3)                        Relentlessly trolling her brother when she thinks no one is listening. Although I do devote a lot of time doing this to my own brother it does bother me because at six years old, her skills have surpassed mine. She has moved on from the simple “you’re adopted” routine to saying things such as “Oh when we were at the zoo we went to the monkey cage to tell your family how you are going” and when looking at a picture of Towelie and his friends telling him “Why do you have that? You only have one friend and that is a cat”.

A bit over a year ago my closest friend went overseas for a few weeks so there was no one around to remind me that as a cat hater I probably shouldn’t get a cat. I got a cat.  Ostensibly, I got it as companion for the Bin Baby which backfired spectacularly. They have so much in common they rarely get along (although there has recently been a cessation of hostilities). If I am truthful I got it because I have really poor impulse control and can’t get a dog as a result of my first husband being dead inside.  Despite the Bin Baby giving the cat a name (I wanted to call it Sharon but was out voted) I call it Destructor the Idiot because it is really fucking stupid. My first husband has always been a cat person and previously claimed that they are intelligent and that it is dogs that are dim-witted. He has conceded that it is a myth that cats are intelligent creatures that choose not to be trained due to their self-reliant nature, and now accepts they cannot be trained because they are simply too fucking dumb. Towelie adores her and is yet to accept that Destructor the Idiot is thick. It pisses him off to hear me call her Destructor the Idiot. I know cat people will side with Towelie on this one but let me provide some anecdotal evidence to support my claim:

In order to turn the alarm on we need to lock the cat in a section of the house and as I have been running late since 2001 it usually falls to me (since everyone left the house some time ago and I have drunk 2-5 cups of coffee and watched several comedone extraction videos on YouTube rather than get ready).  It follows exactly the same pattern every morning (except when I can’t be bothered and lock her outside and hope that Towelie doesn’t find out). 

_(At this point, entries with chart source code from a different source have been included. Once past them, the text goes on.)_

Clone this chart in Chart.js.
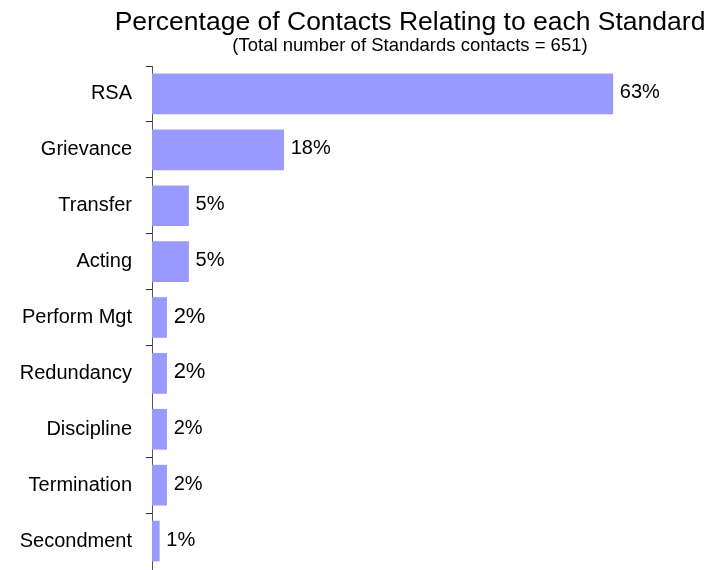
<!DOCTYPE html>
<html>
<head>
<meta charset="utf-8">
<script src="https://cdn.jsdelivr.net/npm/chart.js@4.4.0/dist/chart.umd.min.js"></script>
<style>
  html, body { margin: 0; padding: 0; background: #ffffff; }
  #wrap { width: 708px; height: 570px; position: relative; }
</style>
</head>
<body>
<div id="wrap"><canvas id="chart" width="708" height="570"></canvas></div>
<script>
// Categories and their share of all Standards contacts (per cent)
const categories = ['RSA', 'Grievance', 'Transfer', 'Acting', 'Perform Mgt', 'Redundancy', 'Discipline', 'Termination', 'Secondment'];
const percentages = [63, 18, 5, 5, 2, 2, 2, 2, 1];
const titleText = 'Percentage of Contacts Relating to each Standard';
const subtitleText = '(Total number of Standards contacts = 651)';

const FONT = "'Liberation Sans', Arial, Helvetica, sans-serif";
// font size of each value label, in category order
const labelSizes = [20, 20, 20, 20, 22, 22, 20, 20, 20];

// Heading and sub-heading, centred over the plot
const headingPlugin = {
  id: 'heading',
  afterDraw(chart) {
    const ctx = chart.ctx;
    ctx.save();
    ctx.fillStyle = '#000';
    ctx.textAlign = 'center';
    ctx.textBaseline = 'alphabetic';
    ctx.font = `26.5px ${FONT}`;
    ctx.fillText(titleText, 410, 30);
    ctx.font = `18.5px ${FONT}`;
    ctx.fillText(subtitleText, 410, 51);
    ctx.restore();
  }
};

// Percentage written just past the end of each bar
const valueLabelPlugin = {
  id: 'valueLabels',
  afterDatasetsDraw(chart) {
    const ctx = chart.ctx;
    const meta = chart.getDatasetMeta(0);
    const data = chart.data.datasets[0].data;
    ctx.save();
    ctx.fillStyle = '#000';
    ctx.textAlign = 'left';
    ctx.textBaseline = 'middle';
    meta.data.forEach((bar, i) => {
      ctx.font = `${labelSizes[i]}px ${FONT}`;
      ctx.fillText(data[i] + '%', bar.x + 7, bar.y - 1);
    });
    ctx.restore();
  }
};

new Chart(document.getElementById('chart'), {
  type: 'bar',
  data: {
    labels: categories,
    datasets: [{
      data: percentages,
      backgroundColor: '#9999FF',
      borderWidth: 0,
      barThickness: 40
    }]
  },
  options: {
    indexAxis: 'y',
    responsive: false,
    animation: false,
    events: [],
    layout: { padding: { top: 66, right: 44, bottom: 1, left: 0 } },
    plugins: {
      legend: { display: false },
      title: { display: false },
      tooltip: { enabled: false }
    },
    scales: {
      x: { display: false, min: 0, max: 70 },
      y: {
        afterFit(scale) {
          scale.width = 152;
          scale.paddingTop = 0;
          scale.paddingBottom = 0;
        },
        grid: {
          drawOnChartArea: false,
          drawTicks: true,
          tickLength: 6,
          offset: true,
          lineWidth: 1,
          // separator marks between categories; none between Redundancy
          // and Discipline, and none at the bottom end of the axis
          color: (ctx) => (ctx.type !== 'tick' || ctx.index === 6) ? 'rgba(0,0,0,0)' : '#333'
        },
        border: { display: true, color: '#555', width: 1 },
        ticks: {
          color: '#000',
          autoSkip: false,
          padding: 14,
          font: { family: FONT, size: 20 }
        }
      }
    }
  },
  plugins: [headingPlugin, valueLabelPlugin]
});
</script>
</body>
</html>
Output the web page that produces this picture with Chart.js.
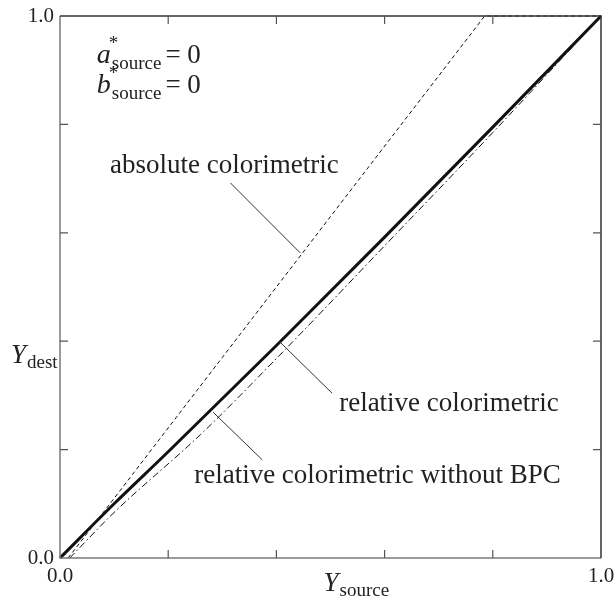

a) I pick up Destructor the Idiot who proceeds to bite me then abruptly remembers she loves me and starts licking me. 
b) I carry her through to her food bowl and put her down at which point she looks around confused and then assumes she must be hungry and starts eating. 
c) I spend between five and ten mins looking for my keys, sunglasses and shoes before leaving during which even a semi intelligent creature would realise it wasn’t hungry and is about to be locked in which it hates. 
Every single day for over a year and it still hasn’t seen a pattern forming.